On the oil price heat map from GasBuddy.com, the state of California is a rich, glowing red. Yikes, the average price there was $4.668 per gallon on Monday. Every alarm bell is ringing wildly. That price is a fair amount above the state’s record of $4.61 a gallon, set in June off 2008.
This is pain at the pump, writ large, and it’s happening right before the election. I note this though California is probably safe for Obama whichever way high gas prices swing. Even though Obama is the go-to guy for getting us off oil dependency, my take is that consumers tend to blame the incumbent for pocketbook issues, including staggering bills for fuel.

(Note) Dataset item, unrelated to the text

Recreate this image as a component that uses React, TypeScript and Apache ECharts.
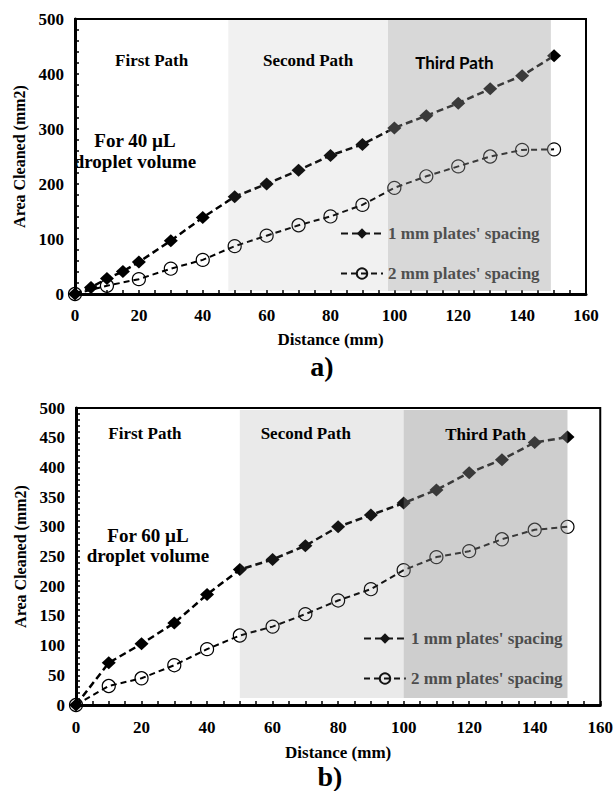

Oddly, the 20 states with gas prices below where they were in 2011 are all “red” at the polls, and so some voters there might conclude from the pumps that things aren’t actually getting worse.
Some Californians have paid $5.79 for a gallon of gas, and prices have gone up 20 cents overnight. I've seen pictures of pump price signs where they used backwards "2s" for "5s" because they didn't have enough digits. Nationally, the picture is more mixed, with a $3.81 average. I count only eight states with prices that happen to be up at the moment, and seven states (including my state of Connecticut) with averages above $4 a gallon.
Experts say the California price spike won’t last that long. According to the Automobile Club of Southern California, gasoline wholesalers let their supplies of expensive summer-formula fuel dwindle as they awaited cheaper winter shipments. But then two refineries went offline, and pipeline deliveries from Kern County were disrupted due to high organic chloride levels in the gas. The perfect storm, yes, but not permanent.
California has other issues besides high gas prices, says this video, including high rent and low wages:
Tom Kloza, chief analyst of the Oil Price Information Service, told Reuters that the California prices result from “a series of unfortunate events.” He sees it lasting days, or maybe weeks.
On his blog, notes a few important facts:
- Americans are paying $1.3 billion daily for motor fuel, which is actually down from $1.486 billion a year ago. The main reason is retreating gasoline demand, from discouraged drivers and some people who’ve found other ways to get to work—public transit maybe, or car pools?
- Spot market prices for domestic light sweet crude have retreated from highs of $130 a barrel to $104 now. That points to easing prices ahead, even in California.
And Kloza makes a simple point that’s worth reiterating: “The President, and indeed Congress, together has little power to do anything that influences gasoline prices over the short term,” he said. “They do have the power to craft a long-term energy policy, but we may see $2 gal gas or $5 gal gas before any solutions are crafted by dysfunctional government.” Indeed: Here’s information on Romney’s drill, drill, drill energy policy, in case you missed it.
But, of course, all politicians want to be seen as decisive in a crisis that could affect their standing in the polls, and so Dianne Feinstein (D-CA) is asking the Federal Trade Commission to determine whether refineries deliberately let supplies dwindle to jack up prices. And late last week Governor Jerry Brown ordered the California Air Resources Board (CARB) to let those same refineries make and sell winter fuel earlier than usual.
Meanwhile, the British are paying $8.50 a gallon, and driving the kind of small cars that are finally on the American market, too. Expect sales of the Mini, Chevrolet Spark, Fiat 500 and Ford Fiesta to spike in California, just like the oil prices.